Nia was a little surprised Abban didn’t seem to be looking directly at her when he spoke the next words. “For those of you who are not familiar with what happens today, let me explain. Today, there will be no regular homily. Instead, our new priests-to-be will file out into the courtyard fountain. We will exit the rear doors to join them in the courtyard. In the fountain, each of our priests will be baptized by immersion. Their immersion in the water represents the death of the old self. The death of one who seeks only their own interests. Their emergence from the water is the birth of a new person. This new person seeks not personal gain, but to serve the Creator, serve others and to help their community. They become a true disciple of the Creator.”
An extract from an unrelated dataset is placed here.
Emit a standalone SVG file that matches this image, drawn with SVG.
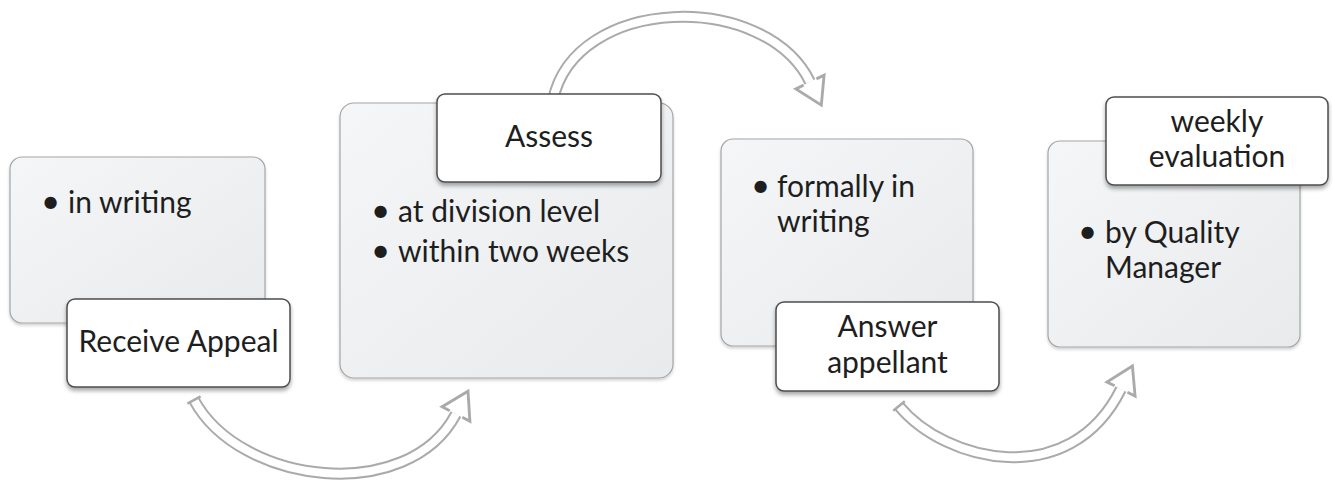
<svg xmlns="http://www.w3.org/2000/svg" width="1333" height="485" viewBox="0 0 1333 485">
  <style>
    .panel { fill: url(#panelFill); stroke: #a4a6a8; stroke-width: 1.2; filter: url(#softShadow); }
    .label { fill: #ffffff; stroke: #4d4d4d; stroke-width: 1.5; filter: url(#labelShadow); }
    .txt { font-family: Lato, "Open Sans", "Liberation Sans", sans-serif; font-size: 30px; fill: #1e1e1e; }
    .bul { font-size: 33px; }
    .ctr { text-anchor: middle; }
    .arrowOuter { fill: none; stroke: #aaaaaa; stroke-width: 12; stroke-linecap: butt; }
    .arrowInner { fill: none; stroke: #ffffff; stroke-width: 8; stroke-linecap: butt; marker-start: url(#tail); marker-end: url(#head); }
  </style>
  <defs>
    <linearGradient id="panelFill" x1="0" y1="0" x2="1" y2="1">
      <stop offset="0" stop-color="#f5f6f7"/>
      <stop offset="1" stop-color="#e8eaec"/>
    </linearGradient>
    <filter id="softShadow" x="-10%" y="-10%" width="120%" height="125%">
      <feDropShadow dx="0" dy="2" stdDeviation="1.5" flood-color="#000000" flood-opacity="0.18"/>
    </filter>
    <filter id="labelShadow" x="-10%" y="-10%" width="120%" height="130%">
      <feDropShadow dx="0" dy="3" stdDeviation="2" flood-color="#000000" flood-opacity="0.35"/>
    </filter>
    <marker id="head" markerUnits="userSpaceOnUse" orient="auto" refX="0" refY="0" markerWidth="40" markerHeight="40" viewBox="-3 -14 26 28" overflow="visible">
      <path d="M0,-5 L0,-11 L18,0 L0,11 L0,5" fill="#ffffff" stroke="#aaaaaa" stroke-width="2" stroke-linejoin="miter"/>
    </marker>
    <marker id="tail" markerUnits="userSpaceOnUse" orient="auto" refX="0" refY="0" markerWidth="20" markerHeight="20" viewBox="-4 -8 8 16" overflow="visible">
      <path d="M0,-6 L0,6" fill="none" stroke="#aaaaaa" stroke-width="2"/>
    </marker>
  </defs>

  <g id="connectors">
    <path class="arrowOuter" d="M194,400 C240,485 408,505 456,414"/>
    <path class="arrowInner" d="M194,400 C240,485 408,505 456,414"/>
    <path class="arrowOuter" d="M553,100 C575,-5 765,-10 810,82"/>
    <path class="arrowInner" d="M553,100 C575,-5 765,-10 810,82"/>
    <path class="arrowOuter" d="M899,406 C945,462 1070,492 1121,389"/>
    <path class="arrowInner" d="M899,406 C945,462 1070,492 1121,389"/>
  </g>

  <g id="node-receive-appeal">
    <rect class="panel" x="10" y="157" width="255" height="166" rx="12"/>
    <text class="txt"><tspan class="bul" x="41" y="213">•</tspan><tspan x="68" y="213">in writing</tspan></text>
    <rect class="label" x="67" y="299" width="223" height="88" rx="8"/>
    <text class="txt ctr" x="178.5" y="352">Receive Appeal</text>
  </g>

  <g id="node-assess">
    <rect class="panel" x="340" y="103" width="333" height="275" rx="14"/>
    <text class="txt"><tspan class="bul" x="371" y="222">•</tspan><tspan x="398" y="222">at division level</tspan></text>
    <text class="txt"><tspan class="bul" x="371" y="262">•</tspan><tspan x="398" y="262">within two weeks</tspan></text>
    <rect class="label" x="437" y="94" width="224" height="88" rx="8"/>
    <text class="txt ctr" x="549" y="147">Assess</text>
  </g>

  <g id="node-answer-appellant">
    <rect class="panel" x="721" y="139" width="252" height="207" rx="12"/>
    <text class="txt"><tspan class="bul" x="751" y="197">•</tspan><tspan x="777" y="197">formally in</tspan><tspan x="777" y="232">writing</tspan></text>
    <rect class="label" x="776" y="302" width="223" height="89" rx="8"/>
    <text class="txt ctr"><tspan x="887.5" y="337">Answer</tspan><tspan x="887.5" y="373">appellant</tspan></text>
  </g>

  <g id="node-weekly-evaluation">
    <rect class="panel" x="1048" y="141" width="252" height="206" rx="12"/>
    <text class="txt"><tspan class="bul" x="1078" y="243">•</tspan><tspan x="1105" y="243">by Quality</tspan><tspan x="1105" y="278">Manager</tspan></text>
    <rect class="label" x="1106" y="97" width="222" height="88" rx="8"/>
    <text class="txt ctr"><tspan x="1217" y="132">weekly</tspan><tspan x="1217" y="167">evaluation</tspan></text>
  </g>
</svg>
Nia felt a little bit dizzy. Her mind flashed back to that horrific night. She could see her blood everywhere and hear the angry, frustrated wolves. She felt the pain pulse through her. She felt the stone under her hands as she tried to decipher the scratches.
A line of poetry came to her mind unbidden. A poem her mother sometimes quoted.
Knit together in need and pain
Bond me and to you send
My heart, my soul, and will
I’ll heal up hearts and sadness end
Nia had called upon Gaoth. She had received help of some kind. There had been…figures. She remembered a feverish dream-like state where a moonlit figure had stepped in front of her. Electricity in the air, seemingly emanating from the mysterious figure. The wolves had run from that electricity. The figure had turned toward her, reaching, and the world had gone dark.